■ Prompt ■
Give only the number of lines below that contain the word "matplotlib".

■ Given material ■

┌────────

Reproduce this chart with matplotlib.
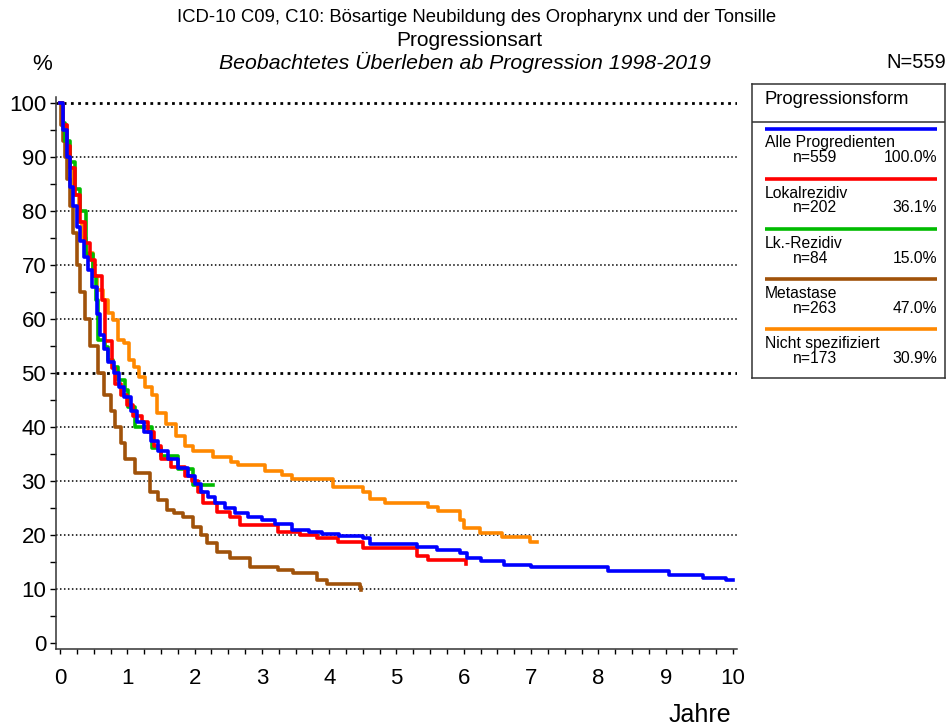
import matplotlib
matplotlib.use("Agg")
from matplotlib import pyplot as plt
from matplotlib.ticker import MultipleLocator

plt.rcParams["font.family"] = ["Liberation Sans", "DejaVu Sans"]

# Kaplan-Meier steps (years, percent surviving)
t_alle = [0, 0.05, 0.1, 0.15, 0.2, 0.25, 0.3, 0.35, 0.42, 0.48, 0.55, 0.6, 0.65, 0.72, 0.8,
          0.88, 0.95, 1.05, 1.15, 1.25, 1.35, 1.45, 1.6, 1.75, 1.9, 2.0, 2.1, 2.2, 2.3, 2.45,
          2.6, 2.8, 3.0, 3.2, 3.45, 3.7, 3.9, 4.15, 4.5, 4.6, 5.3, 5.6, 5.95, 6.05, 6.25,
          6.6, 7.0, 8.15, 9.05, 9.55, 9.9, 10.0]
s_alle = [100, 95, 90, 84.5, 81, 77, 74.5, 71.5, 69, 66, 61, 57, 54.5, 52, 50,
          47.5, 45.5, 43, 41, 39, 37.5, 35.5, 34, 32.5, 31, 29.5, 28, 27, 26, 25,
          24, 23.3, 22.8, 22, 21, 20.6, 20.2, 19.8, 19.4, 18.4, 17.8, 17.2, 16.6, 15.8, 15.2,
          14.5, 14.0, 13.3, 12.6, 12.0, 11.6, 11.6]

t_lokal = [0, 0.05, 0.1, 0.15, 0.22, 0.3, 0.37, 0.45, 0.52, 0.62, 0.67, 0.77, 0.82, 0.9, 1.0,
           1.08, 1.22, 1.3, 1.4, 1.5, 1.65, 1.85, 1.96, 2.05, 2.13, 2.33, 2.53, 2.67, 3.24,
           3.57, 3.82, 4.13, 4.5, 5.3, 5.47, 6.03, 6.04]
s_lokal = [100, 96, 92, 88, 83, 78, 74, 71, 68, 63.5, 56, 51, 48, 46, 44,
           42, 41, 39, 36.5, 34, 32.6, 31, 30, 28, 26, 24.2, 23.3, 21.8, 20.6,
           20, 19.4, 18.7, 17.6, 16.1, 15.4, 14.6, 14.6]

t_lk = [0, 0.04, 0.08, 0.15, 0.22, 0.3, 0.38, 0.49, 0.53, 0.57, 0.67, 0.71, 0.79, 0.86,
        0.96, 1.01, 1.11, 1.37, 1.5, 1.75, 1.97, 2.27]
s_lk = [100, 96.3, 93, 89, 84, 80, 72, 68, 63.5, 56.1, 54.8, 52.4, 51.1, 48.7,
        46.9, 43.7, 40.0, 36.2, 34.6, 32.2, 29.3, 29.3]

t_meta = [0, 0.02, 0.04, 0.07, 0.1, 0.15, 0.2, 0.25, 0.3, 0.37, 0.45, 0.56, 0.65, 0.75,
          0.82, 0.9, 0.97, 1.11, 1.34, 1.45, 1.59, 1.7, 1.83, 1.98, 2.1, 2.18, 2.33, 2.53,
          2.82, 3.24, 3.46, 3.82, 3.97, 4.46, 4.47]
s_meta = [100, 96, 93, 90, 86, 81, 76, 70, 65, 60, 55, 50, 46, 43,
          40, 37, 34, 31.4, 28, 26.5, 24.6, 24, 23.3, 21.5, 20, 18.5, 16.9, 15.7,
          14.1, 13.5, 13.0, 11.7, 10.9, 10.4, 9.8]

t_nicht = [0, 0.05, 0.1, 0.15, 0.2, 0.28, 0.33, 0.38, 0.49, 0.55, 0.64, 0.71, 0.79, 0.86,
           0.95, 1.03, 1.1, 1.18, 1.26, 1.36, 1.44, 1.57, 1.72, 1.86, 1.97, 2.28, 2.54,
           2.65, 3.05, 3.3, 3.45, 4.06, 4.5, 4.6, 4.83, 5.47, 5.62, 5.94, 6.0, 6.24, 6.57,
           6.98, 7.09]
s_nicht = [100, 96, 92, 88, 83, 78, 75, 72.2, 68, 65.4, 63.5, 61.1, 59.8, 56.1,
           55.6, 52.4, 51.1, 49.3, 47.4, 45.9, 42.6, 40.5, 38.3, 36.5, 35.6, 34.4, 33.5,
           33.0, 31.9, 31.1, 30.4, 28.9, 28.0, 26.7, 25.9, 25.2, 24.4, 22.8, 21.3, 20.4, 19.6,
           18.7, 18.7]

names = ["Alle Progredienten", "Lokalrezidiv", "Lk.-Rezidiv", "Metastase", "Nicht spezifiziert"]
counts = ["n=559", "n=202", "n=84", "n=263", "n=173"]
shares = ["100.0%", "36.1%", "15.0%", "47.0%", "30.9%"]
colors = ["#0000ff", "#ff0000", "#00bb00", "#a0520a", "#ff8800"]
times = [t_alle, t_lokal, t_lk, t_meta, t_nicht]
surv = [s_alle, s_lokal, s_lk, s_meta, s_nicht]

W, H = 948, 728
fig = plt.figure(figsize=(W / 100, H / 100), dpi=100)

# main axes, placed in pixel terms
x0, x1, ytop, ybot = 56, 737, 97, 649
ax = fig.add_axes([x0 / W, 1 - ybot / H, (x1 - x0) / W, (ybot - ytop) / H])
ax.set_xlim(-0.06, 10.06)
ax.set_ylim(-1.1, 101.1)

for y in range(10, 101, 10):
    lw = 2.0 if y in (50, 100) else 1.1
    ax.axhline(y, color="black", lw=lw, ls=(0, (1, 1.6)), zorder=1)

# draw in reverse so blue ends up on top like the original
order = [4, 3, 2, 1, 0]
for i in order:
    ax.step(times[i], surv[i], where="post", color=colors[i], lw=2.6, zorder=3)

for side in ("top", "right"):
    ax.spines[side].set_visible(False)
for side in ("left", "bottom"):
    ax.spines[side].set_linewidth(1.1)
    ax.spines[side].set_color("#333333")

ax.xaxis.set_major_locator(MultipleLocator(1))
ax.xaxis.set_minor_locator(MultipleLocator(0.25))
ax.yaxis.set_major_locator(MultipleLocator(10))
ax.yaxis.set_minor_locator(MultipleLocator(5))
ax.tick_params(axis="x", which="both", direction="out", length=3.5, width=1, pad=10, labelsize=16)
ax.tick_params(axis="y", which="both", direction="out", length=4, width=1, pad=3, labelsize=16)

# titles
fig.text(477 / W, 1 - 18 / H, "ICD-10 C09, C10: Bösartige Neubildung des Oropharynx und der Tonsille",
         ha="center", va="center", fontsize=13.3)
fig.text(469 / W, 1 - 40 / H, "Progressionsart", ha="center", va="center", fontsize=15)
fig.text(465 / W, 1 - 62 / H, "Beobachtetes Überleben ab Progression 1998-2019",
         ha="center", va="center", fontsize=15.3, style="italic")
fig.text(42 / W, 1 - 64 / H, "%", ha="center", va="center", fontsize=16)
fig.text(946 / W, 1 - 62 / H, "N=559", ha="right", va="center", fontsize=14.5)
fig.text(700 / W, 1 - 715 / H, "Jahre", ha="center", va="center", fontsize=18)

# legend box drawn by hand
lx0, lx1, ly0, ly1 = 752, 945, 84, 378
lg = fig.add_axes([lx0 / W, 1 - ly1 / H, (lx1 - lx0) / W, (ly1 - ly0) / H])
lg.set_xlim(lx0, lx1)
lg.set_ylim(ly1, ly0)
lg.set_xticks([])
lg.set_yticks([])
for s in lg.spines.values():
    s.set_linewidth(1.1)
    s.set_color("#333333")
lg.axhline(122, color="#333333", lw=1.1)
lg.text(765, 99, "Progressionsform", ha="left", va="center", fontsize=13.3)
for k in range(5):
    yl = 129 + 50 * k
    lg.plot([765, 937], [yl, yl], color=colors[k], lw=2.6, solid_capstyle="butt")
    lg.text(765, yl + 14, names[k], ha="left", va="center", fontsize=11.3)
    lg.text(793, yl + 29, counts[k], ha="left", va="center", fontsize=11.3)
    lg.text(937, yl + 29, shares[k], ha="right", va="center", fontsize=11.3)

fig.savefig("out.png", dpi=100)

└────────

■ Exercise result ■
5